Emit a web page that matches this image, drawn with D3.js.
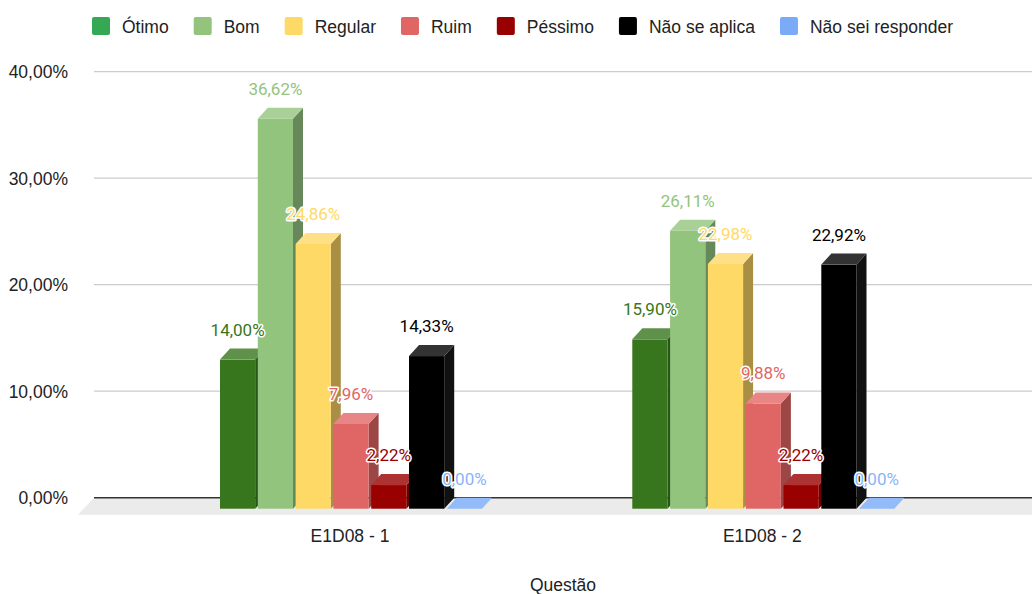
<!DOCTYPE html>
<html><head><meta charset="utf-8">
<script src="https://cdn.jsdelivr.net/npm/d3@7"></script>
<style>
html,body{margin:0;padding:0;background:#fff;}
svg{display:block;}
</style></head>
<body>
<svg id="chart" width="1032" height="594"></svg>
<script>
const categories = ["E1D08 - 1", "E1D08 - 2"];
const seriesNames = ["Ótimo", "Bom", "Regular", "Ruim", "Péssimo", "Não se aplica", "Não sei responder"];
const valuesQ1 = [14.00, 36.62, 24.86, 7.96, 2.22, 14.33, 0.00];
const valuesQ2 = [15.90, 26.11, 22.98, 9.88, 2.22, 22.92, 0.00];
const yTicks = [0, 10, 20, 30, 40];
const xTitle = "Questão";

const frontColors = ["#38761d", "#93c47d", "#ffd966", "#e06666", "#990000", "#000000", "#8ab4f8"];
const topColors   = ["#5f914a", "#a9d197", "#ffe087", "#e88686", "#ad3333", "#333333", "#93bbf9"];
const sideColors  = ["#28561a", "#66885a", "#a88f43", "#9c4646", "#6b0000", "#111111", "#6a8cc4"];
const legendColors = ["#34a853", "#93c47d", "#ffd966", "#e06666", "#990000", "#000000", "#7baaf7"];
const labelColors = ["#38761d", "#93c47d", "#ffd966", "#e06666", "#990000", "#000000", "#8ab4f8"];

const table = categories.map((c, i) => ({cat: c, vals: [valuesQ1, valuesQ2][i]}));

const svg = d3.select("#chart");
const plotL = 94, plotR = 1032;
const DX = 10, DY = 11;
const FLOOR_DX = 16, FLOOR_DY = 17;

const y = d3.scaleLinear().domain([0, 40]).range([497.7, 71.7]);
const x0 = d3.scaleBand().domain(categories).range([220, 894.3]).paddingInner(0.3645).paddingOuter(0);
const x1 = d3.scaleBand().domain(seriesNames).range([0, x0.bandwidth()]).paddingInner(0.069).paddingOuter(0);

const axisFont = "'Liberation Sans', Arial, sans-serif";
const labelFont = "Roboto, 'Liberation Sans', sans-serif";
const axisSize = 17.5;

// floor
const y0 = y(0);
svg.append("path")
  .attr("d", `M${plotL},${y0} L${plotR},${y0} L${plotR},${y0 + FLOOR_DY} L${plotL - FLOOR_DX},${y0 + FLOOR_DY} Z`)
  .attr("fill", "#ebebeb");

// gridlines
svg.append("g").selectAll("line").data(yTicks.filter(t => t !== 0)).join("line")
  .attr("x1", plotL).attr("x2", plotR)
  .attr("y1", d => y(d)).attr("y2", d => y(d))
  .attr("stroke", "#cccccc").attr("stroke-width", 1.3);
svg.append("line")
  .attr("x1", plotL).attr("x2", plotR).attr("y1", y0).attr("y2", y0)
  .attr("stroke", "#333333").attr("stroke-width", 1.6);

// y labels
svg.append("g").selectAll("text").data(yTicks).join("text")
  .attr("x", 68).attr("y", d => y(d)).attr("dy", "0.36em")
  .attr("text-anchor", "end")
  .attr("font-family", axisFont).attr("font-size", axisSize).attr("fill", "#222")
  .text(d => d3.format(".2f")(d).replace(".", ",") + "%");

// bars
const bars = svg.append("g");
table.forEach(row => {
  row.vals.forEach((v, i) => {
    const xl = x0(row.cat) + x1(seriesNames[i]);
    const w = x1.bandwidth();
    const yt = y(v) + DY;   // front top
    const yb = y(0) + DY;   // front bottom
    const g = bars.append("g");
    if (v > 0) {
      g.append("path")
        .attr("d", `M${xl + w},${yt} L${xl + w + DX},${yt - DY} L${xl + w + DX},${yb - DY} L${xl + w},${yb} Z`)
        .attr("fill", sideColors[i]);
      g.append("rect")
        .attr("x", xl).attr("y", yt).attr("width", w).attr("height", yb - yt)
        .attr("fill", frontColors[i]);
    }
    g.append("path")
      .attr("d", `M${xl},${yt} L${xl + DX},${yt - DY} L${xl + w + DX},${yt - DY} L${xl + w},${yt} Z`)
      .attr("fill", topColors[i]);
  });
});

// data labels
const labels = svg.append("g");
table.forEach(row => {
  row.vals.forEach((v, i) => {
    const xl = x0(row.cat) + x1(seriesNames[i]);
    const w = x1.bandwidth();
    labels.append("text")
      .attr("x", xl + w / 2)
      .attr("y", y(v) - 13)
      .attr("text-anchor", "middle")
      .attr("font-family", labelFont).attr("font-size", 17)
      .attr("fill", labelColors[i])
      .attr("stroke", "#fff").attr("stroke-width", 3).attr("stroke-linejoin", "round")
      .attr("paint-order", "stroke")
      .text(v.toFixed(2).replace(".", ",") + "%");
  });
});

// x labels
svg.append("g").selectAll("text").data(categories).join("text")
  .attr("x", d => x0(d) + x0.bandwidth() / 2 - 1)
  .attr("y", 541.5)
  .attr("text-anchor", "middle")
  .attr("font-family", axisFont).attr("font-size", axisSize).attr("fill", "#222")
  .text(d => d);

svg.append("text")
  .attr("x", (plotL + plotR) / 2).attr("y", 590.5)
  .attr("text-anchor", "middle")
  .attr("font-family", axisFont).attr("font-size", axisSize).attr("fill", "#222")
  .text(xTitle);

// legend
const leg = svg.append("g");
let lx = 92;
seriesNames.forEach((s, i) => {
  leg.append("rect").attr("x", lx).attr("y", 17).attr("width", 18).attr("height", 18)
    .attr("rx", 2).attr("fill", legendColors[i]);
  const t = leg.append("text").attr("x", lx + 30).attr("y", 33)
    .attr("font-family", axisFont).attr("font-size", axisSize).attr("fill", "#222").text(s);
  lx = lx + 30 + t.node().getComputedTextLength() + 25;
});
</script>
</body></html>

§ Goal
Quote the full listing above word for word; exclude every picture from the copy.

§ The reply
Emit a web page that matches this image, drawn with D3.js.
<!DOCTYPE html>
<html><head><meta charset="utf-8">
<script src="https://cdn.jsdelivr.net/npm/d3@7"></script>
<style>
html,body{margin:0;padding:0;background:#fff;}
svg{display:block;}
</style></head>
<body>
<svg id="chart" width="1032" height="594"></svg>
<script>
const categories = ["E1D08 - 1", "E1D08 - 2"];
const seriesNames = ["Ótimo", "Bom", "Regular", "Ruim", "Péssimo", "Não se aplica", "Não sei responder"];
const valuesQ1 = [14.00, 36.62, 24.86, 7.96, 2.22, 14.33, 0.00];
const valuesQ2 = [15.90, 26.11, 22.98, 9.88, 2.22, 22.92, 0.00];
const yTicks = [0, 10, 20, 30, 40];
const xTitle = "Questão";

const frontColors = ["#38761d", "#93c47d", "#ffd966", "#e06666", "#990000", "#000000", "#8ab4f8"];
const topColors   = ["#5f914a", "#a9d197", "#ffe087", "#e88686", "#ad3333", "#333333", "#93bbf9"];
const sideColors  = ["#28561a", "#66885a", "#a88f43", "#9c4646", "#6b0000", "#111111", "#6a8cc4"];
const legendColors = ["#34a853", "#93c47d", "#ffd966", "#e06666", "#990000", "#000000", "#7baaf7"];
const labelColors = ["#38761d", "#93c47d", "#ffd966", "#e06666", "#990000", "#000000", "#8ab4f8"];

const table = categories.map((c, i) => ({cat: c, vals: [valuesQ1, valuesQ2][i]}));

const svg = d3.select("#chart");
const plotL = 94, plotR = 1032;
const DX = 10, DY = 11;
const FLOOR_DX = 16, FLOOR_DY = 17;

const y = d3.scaleLinear().domain([0, 40]).range([497.7, 71.7]);
const x0 = d3.scaleBand().domain(categories).range([220, 894.3]).paddingInner(0.3645).paddingOuter(0);
const x1 = d3.scaleBand().domain(seriesNames).range([0, x0.bandwidth()]).paddingInner(0.069).paddingOuter(0);

const axisFont = "'Liberation Sans', Arial, sans-serif";
const labelFont = "Roboto, 'Liberation Sans', sans-serif";
const axisSize = 17.5;

// floor
const y0 = y(0);
svg.append("path")
  .attr("d", `M${plotL},${y0} L${plotR},${y0} L${plotR},${y0 + FLOOR_DY} L${plotL - FLOOR_DX},${y0 + FLOOR_DY} Z`)
  .attr("fill", "#ebebeb");

// gridlines
svg.append("g").selectAll("line").data(yTicks.filter(t => t !== 0)).join("line")
  .attr("x1", plotL).attr("x2", plotR)
  .attr("y1", d => y(d)).attr("y2", d => y(d))
  .attr("stroke", "#cccccc").attr("stroke-width", 1.3);
svg.append("line")
  .attr("x1", plotL).attr("x2", plotR).attr("y1", y0).attr("y2", y0)
  .attr("stroke", "#333333").attr("stroke-width", 1.6);

// y labels
svg.append("g").selectAll("text").data(yTicks).join("text")
  .attr("x", 68).attr("y", d => y(d)).attr("dy", "0.36em")
  .attr("text-anchor", "end")
  .attr("font-family", axisFont).attr("font-size", axisSize).attr("fill", "#222")
  .text(d => d3.format(".2f")(d).replace(".", ",") + "%");

// bars
const bars = svg.append("g");
table.forEach(row => {
  row.vals.forEach((v, i) => {
    const xl = x0(row.cat) + x1(seriesNames[i]);
    const w = x1.bandwidth();
    const yt = y(v) + DY;   // front top
    const yb = y(0) + DY;   // front bottom
    const g = bars.append("g");
    if (v > 0) {
      g.append("path")
        .attr("d", `M${xl + w},${yt} L${xl + w + DX},${yt - DY} L${xl + w + DX},${yb - DY} L${xl + w},${yb} Z`)
        .attr("fill", sideColors[i]);
      g.append("rect")
        .attr("x", xl).attr("y", yt).attr("width", w).attr("height", yb - yt)
        .attr("fill", frontColors[i]);
    }
    g.append("path")
      .attr("d", `M${xl},${yt} L${xl + DX},${yt - DY} L${xl + w + DX},${yt - DY} L${xl + w},${yt} Z`)
      .attr("fill", topColors[i]);
  });
});

// data labels
const labels = svg.append("g");
table.forEach(row => {
  row.vals.forEach((v, i) => {
    const xl = x0(row.cat) + x1(seriesNames[i]);
    const w = x1.bandwidth();
    labels.append("text")
      .attr("x", xl + w / 2)
      .attr("y", y(v) - 13)
      .attr("text-anchor", "middle")
      .attr("font-family", labelFont).attr("font-size", 17)
      .attr("fill", labelColors[i])
      .attr("stroke", "#fff").attr("stroke-width", 3).attr("stroke-linejoin", "round")
      .attr("paint-order", "stroke")
      .text(v.toFixed(2).replace(".", ",") + "%");
  });
});

// x labels
svg.append("g").selectAll("text").data(categories).join("text")
  .attr("x", d => x0(d) + x0.bandwidth() / 2 - 1)
  .attr("y", 541.5)
  .attr("text-anchor", "middle")
  .attr("font-family", axisFont).attr("font-size", axisSize).attr("fill", "#222")
  .text(d => d);

svg.append("text")
  .attr("x", (plotL + plotR) / 2).attr("y", 590.5)
  .attr("text-anchor", "middle")
  .attr("font-family", axisFont).attr("font-size", axisSize).attr("fill", "#222")
  .text(xTitle);

// legend
const leg = svg.append("g");
let lx = 92;
seriesNames.forEach((s, i) => {
  leg.append("rect").attr("x", lx).attr("y", 17).attr("width", 18).attr("height", 18)
    .attr("rx", 2).attr("fill", legendColors[i]);
  const t = leg.append("text").attr("x", lx + 30).attr("y", 33)
    .attr("font-family", axisFont).attr("font-size", axisSize).attr("fill", "#222").text(s);
  lx = lx + 30 + t.node().getComputedTextLength() + 25;
});
</script>
</body></html>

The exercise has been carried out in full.